Wonder what your take is on the following strategy:

In this period of market uncertainty (and near panic) many folks are looking for a place to hide. A totally fail safe method of profiting in down, sideways, and even up markets as well, can be found by using diagonal spreads in the SPX. An anomaly in options pricing exists in the premiums of deep ITM far out SPX puts. They have very little time value in their premium. In some cases they even sell at a discount! By purcasing a long put over 100 points ITM and selling a nearby put ATM or slightly higher, one is able to gain the rapid decay in the current cycle's option while experiencing little or no deterioration in the long option.
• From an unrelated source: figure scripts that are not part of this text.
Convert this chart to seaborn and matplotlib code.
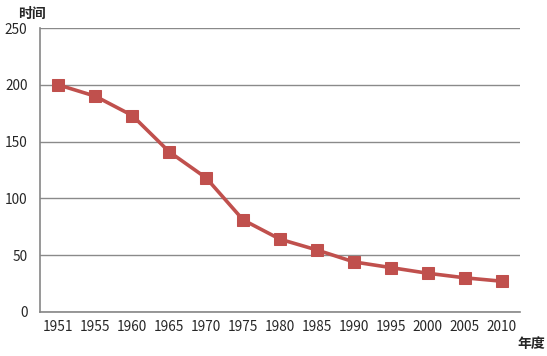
import matplotlib
matplotlib.use("Agg")
import matplotlib.pyplot as plt
import seaborn as sns
import pandas as pd
import numpy as np

years = ["1951", "1955", "1960", "1965", "1970", "1975", "1980", "1985",
         "1990", "1995", "2000", "2005", "2010"]
values = [200, 190, 173, 141, 118, 81, 64, 54.5, 44, 39, 34, 30, 27]
y_ticks = [0, 50, 100, 150, 200, 250]

sns.set_style("white")
plt.rcParams['font.family'] = ['Noto Sans CJK SC', 'DejaVu Sans']

df = pd.DataFrame({"year": years, "value": values})

fig = plt.figure(figsize=(5.47, 3.56), dpi=100)
ax = fig.add_axes([0.073, 0.124, 0.878, 0.797])

color = "#c0504d"
sns.lineplot(data=df, x="year", y="value", ax=ax, color=color, linewidth=2.6,
             marker="s", markersize=8.5, markeredgecolor=color, sort=False)

ax.set_xlim(-0.5, len(years) - 0.5)
ax.set_ylim(0, 250)
ax.set_yticks(y_ticks)
ax.set_yticklabels([str(t) for t in y_ticks], fontsize=9.8)
ax.set_xticks(range(len(years)))
ax.set_xticklabels(years, fontsize=9.8)
ax.tick_params(axis="x", which="major", length=0, pad=6)
ax.set_xticks(np.arange(-0.5, len(years), 1.0), minor=True)
ax.tick_params(axis="x", which="minor", length=5, color="#868686", width=1)
ax.tick_params(axis="y", length=0, pad=9)

ax.grid(axis="y", color="#8a8a8a", linewidth=1)
ax.set_axisbelow(True)
for s in ["top", "right"]:
    ax.spines[s].set_visible(False)
for s in ["left", "bottom"]:
    ax.spines[s].set_color("#868686")
    ax.spines[s].set_linewidth(1.2)

ax.set_xlabel("")
ax.set_ylabel("")
fig.text(0.033, 0.96, "时间", fontsize=10, fontweight="bold", ha="left", va="center")
fig.text(0.946, 0.035, "年度", fontsize=10, fontweight="bold", ha="left", va="center")

fig.savefig("out.png", dpi=100)
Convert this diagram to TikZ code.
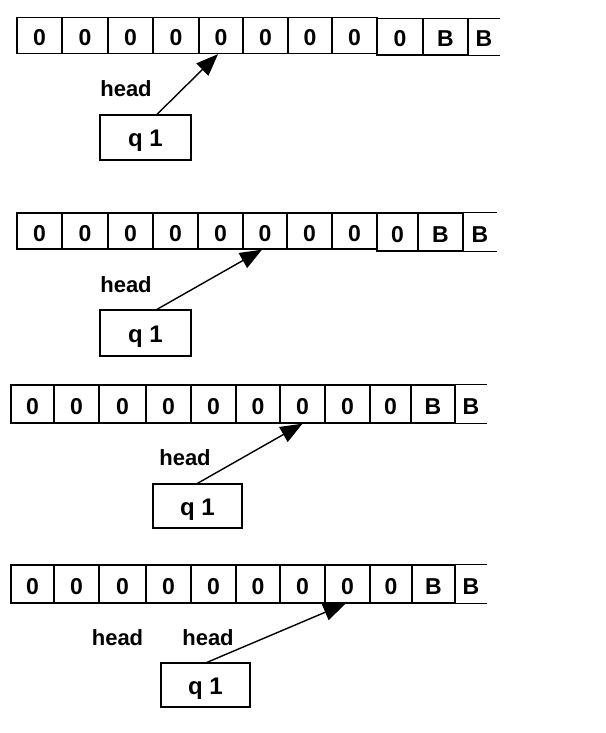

If the market falls, the long option will improve in price point for point with the index drop. The short option will increase in value as well, but the time value in it will disappear by expiration. This will result in a net gain on the spread. At the end of the cycle, the short can be rolled forward for a net credit or the total position closed out at a profit. If the market stays in roughly the same price range, the short option will expire worthless, also generating a profit, since the long option will experience minimal price decay. If the market rises, it will have to do so by the number of points received for selling the short option before any potntial loss is threatened. At current premiums, that is about a 30 point gain. Should such a situation arise, it is a simple matter to roll the short put up to a strike 25 points higher and pick up an additional credit. As the roll ups occur, the long put begins to gain time value premium and decays at a slower rate than the index rises, so profit potential is increased. A win/win/win strategy.